From the entries that follow, list every line in which the string "Rebuild" appears.

* [DATASET EXCERPTS]:
________

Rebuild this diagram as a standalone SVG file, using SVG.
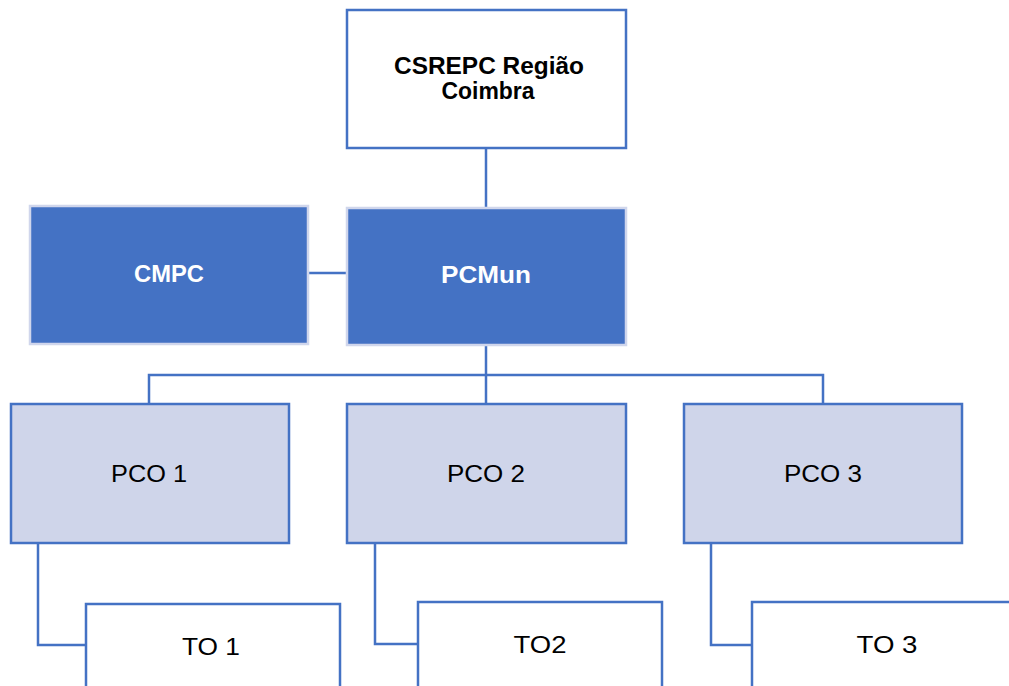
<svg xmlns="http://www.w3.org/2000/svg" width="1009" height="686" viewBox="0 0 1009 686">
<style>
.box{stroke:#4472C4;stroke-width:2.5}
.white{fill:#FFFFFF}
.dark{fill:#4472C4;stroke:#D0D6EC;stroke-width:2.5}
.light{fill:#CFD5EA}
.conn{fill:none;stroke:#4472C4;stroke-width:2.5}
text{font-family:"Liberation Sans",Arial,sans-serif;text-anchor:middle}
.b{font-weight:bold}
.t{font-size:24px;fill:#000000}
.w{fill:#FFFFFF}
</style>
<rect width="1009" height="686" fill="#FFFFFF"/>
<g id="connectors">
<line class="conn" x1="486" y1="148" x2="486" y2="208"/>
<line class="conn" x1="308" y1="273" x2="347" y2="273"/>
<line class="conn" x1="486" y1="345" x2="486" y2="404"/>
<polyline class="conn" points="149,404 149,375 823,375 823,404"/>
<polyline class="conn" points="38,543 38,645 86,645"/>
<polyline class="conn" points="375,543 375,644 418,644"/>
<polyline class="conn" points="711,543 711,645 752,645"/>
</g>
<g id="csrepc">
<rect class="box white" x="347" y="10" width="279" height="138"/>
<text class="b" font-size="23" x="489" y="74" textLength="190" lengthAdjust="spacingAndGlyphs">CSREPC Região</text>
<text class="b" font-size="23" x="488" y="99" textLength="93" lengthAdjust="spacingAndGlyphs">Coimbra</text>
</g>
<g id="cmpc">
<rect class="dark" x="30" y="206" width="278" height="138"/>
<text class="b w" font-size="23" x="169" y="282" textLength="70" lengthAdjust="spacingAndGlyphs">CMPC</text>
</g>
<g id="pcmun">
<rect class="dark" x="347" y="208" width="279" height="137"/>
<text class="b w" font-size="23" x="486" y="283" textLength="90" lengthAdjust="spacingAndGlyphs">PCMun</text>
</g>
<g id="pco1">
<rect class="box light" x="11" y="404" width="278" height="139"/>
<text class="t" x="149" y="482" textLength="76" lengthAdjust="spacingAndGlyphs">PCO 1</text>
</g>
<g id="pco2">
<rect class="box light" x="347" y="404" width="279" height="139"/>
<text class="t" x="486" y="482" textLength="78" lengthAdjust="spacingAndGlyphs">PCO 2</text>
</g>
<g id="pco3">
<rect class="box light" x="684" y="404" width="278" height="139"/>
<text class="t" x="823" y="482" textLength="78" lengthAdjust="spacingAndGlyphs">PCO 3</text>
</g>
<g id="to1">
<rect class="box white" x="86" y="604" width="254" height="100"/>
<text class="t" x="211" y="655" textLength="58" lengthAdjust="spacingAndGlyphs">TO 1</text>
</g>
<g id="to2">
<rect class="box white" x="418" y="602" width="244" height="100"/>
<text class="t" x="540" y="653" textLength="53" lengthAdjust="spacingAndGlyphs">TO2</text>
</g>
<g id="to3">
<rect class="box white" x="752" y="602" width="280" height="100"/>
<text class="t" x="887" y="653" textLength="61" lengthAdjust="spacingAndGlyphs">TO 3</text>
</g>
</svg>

________

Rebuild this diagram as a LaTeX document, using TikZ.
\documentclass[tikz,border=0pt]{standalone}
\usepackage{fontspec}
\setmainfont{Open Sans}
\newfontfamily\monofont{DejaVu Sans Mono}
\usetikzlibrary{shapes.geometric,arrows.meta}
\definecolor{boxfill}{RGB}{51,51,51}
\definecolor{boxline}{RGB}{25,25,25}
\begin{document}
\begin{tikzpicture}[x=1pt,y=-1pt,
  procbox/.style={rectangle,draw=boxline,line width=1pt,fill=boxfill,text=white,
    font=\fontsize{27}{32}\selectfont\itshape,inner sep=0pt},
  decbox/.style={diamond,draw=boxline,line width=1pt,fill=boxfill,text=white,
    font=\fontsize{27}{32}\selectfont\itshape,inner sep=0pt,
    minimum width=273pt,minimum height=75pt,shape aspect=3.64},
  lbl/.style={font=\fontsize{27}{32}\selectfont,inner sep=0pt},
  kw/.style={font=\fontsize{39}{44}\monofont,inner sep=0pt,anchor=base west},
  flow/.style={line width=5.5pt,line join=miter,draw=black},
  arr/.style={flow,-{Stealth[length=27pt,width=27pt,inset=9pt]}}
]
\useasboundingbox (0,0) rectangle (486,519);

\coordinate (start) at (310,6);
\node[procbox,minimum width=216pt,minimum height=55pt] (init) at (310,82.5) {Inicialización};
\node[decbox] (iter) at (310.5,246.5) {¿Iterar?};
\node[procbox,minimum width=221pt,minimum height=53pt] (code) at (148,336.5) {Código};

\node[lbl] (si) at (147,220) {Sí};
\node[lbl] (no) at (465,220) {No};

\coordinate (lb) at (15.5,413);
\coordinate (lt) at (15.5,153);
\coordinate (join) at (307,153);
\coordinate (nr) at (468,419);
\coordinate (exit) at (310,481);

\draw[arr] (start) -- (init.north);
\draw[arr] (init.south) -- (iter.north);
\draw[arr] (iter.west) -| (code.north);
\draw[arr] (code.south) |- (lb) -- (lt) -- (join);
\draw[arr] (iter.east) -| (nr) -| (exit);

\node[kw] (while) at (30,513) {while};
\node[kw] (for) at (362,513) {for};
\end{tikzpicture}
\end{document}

________

* [WRITTEN ANSWER]:
Rebuild this diagram as a standalone SVG file, using SVG.
Rebuild this diagram as a LaTeX document, using TikZ.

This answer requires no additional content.